Los días de niebla, cuando el misterio se adueña del lugar, son el momento más propicio para internarse por las manchas verdes del fayal-brezal, la reliquia boscosa que cubría la isla en el Terciario. Por las alturas de El Golfo y del Pico de Malpaso hay algunos lugares en los que perderse en este tipo de bosque que parece el escenario de un cuento.
Siguiendo siempre en dirección hacia el sur pasaremos por El Pinar de camino a La Restinga, una aldea de pescadores que ocupa el extremo meridional. En los últimos años se ha convertido en un importante centro de submarinismo, sobre todo desde la creación de una reserva marina que protege una flora y una fauna extraordinarias. Las erupciones volcánicas submarinas de 2011 regeneraron los fondos y crearon un paisaje único, muy atractivo. Ahora, en el puerto, el trajín de los barcos pesqueros se mezcla con el de los que llevan a los submarinistas en busca de aventuras.
Hacia el oeste, el litoral está completamente deshabitado y la ladera que baja desde el Pico de Malpaso se hunde en el Mar de las Calmas. Es la zona conocida como El Julan, una masa de lava bastante lisa donde hay grabados miles de petroglifos: espirales, círculos, cruces…, signos misteriosos prehispánicos que nos hablan de una cultura de la que desconocemos casi todo. Probablemente, los bimbaches llegaron desde algún lugar del norte de África, donde se han encontrado petroglifos similares.
La carretera pasa junto a la ermita de Nuestra Señora de los Reyes, solitaria salvo en días de romería, y continúa hacia el Sabinar, donde los árboles son muy diferentes de los de las alturas brumosas del interior. Aquí el viento incesante ha moldeado los troncos y las ramas de las sabinas, que se inclinan hacia la ladera. Parecen esculturas retorcidas que se enfrentan a un embate continuo.
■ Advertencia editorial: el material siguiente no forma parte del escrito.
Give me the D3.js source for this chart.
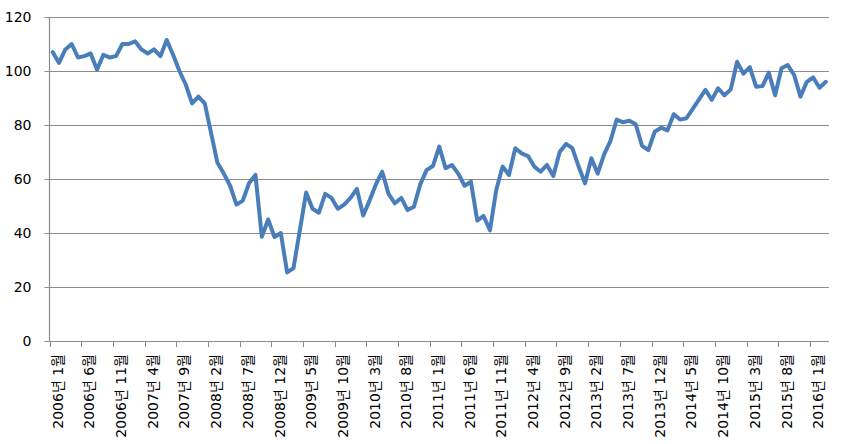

Un desvío conduce al faro de Orchilla. Es el punto más occidental de España y, durante siglos, el último punto conocido por los geógrafos. Por aquí pasaba, desde el siglo xvii, el meridiano cero antes de que se eligiera el de Greenwich, y un sencillo monumento recuerda esta historia. Este fue el último lugar conocido avistado por Colón en su primer viaje a través del Atlántico y algo ha quedado en esta isla de territorio misterioso, propicio al encanto. El paisaje volcánico, la soledad y el horizonte lejano nos hacen sentir que aquí se acaba el mundo.
No dejes de...
Bañarte en los charcos. En El Hierro apenas hay playas, pero, a cambio, se puede disfrutar de las piscinas naturales que se han formado por el encuentro de la lava con el océano. Algunas están acondicionadas con escaleras o muros, pero otras son, simplemente, el lugar creado por la naturaleza. Las hay por toda la isla, pero no podemos dejar de bañarnos en Tacorón, cerca de La Restinga; en el embarcadero de Orchilla, junto al faro, y en el Charco Azul.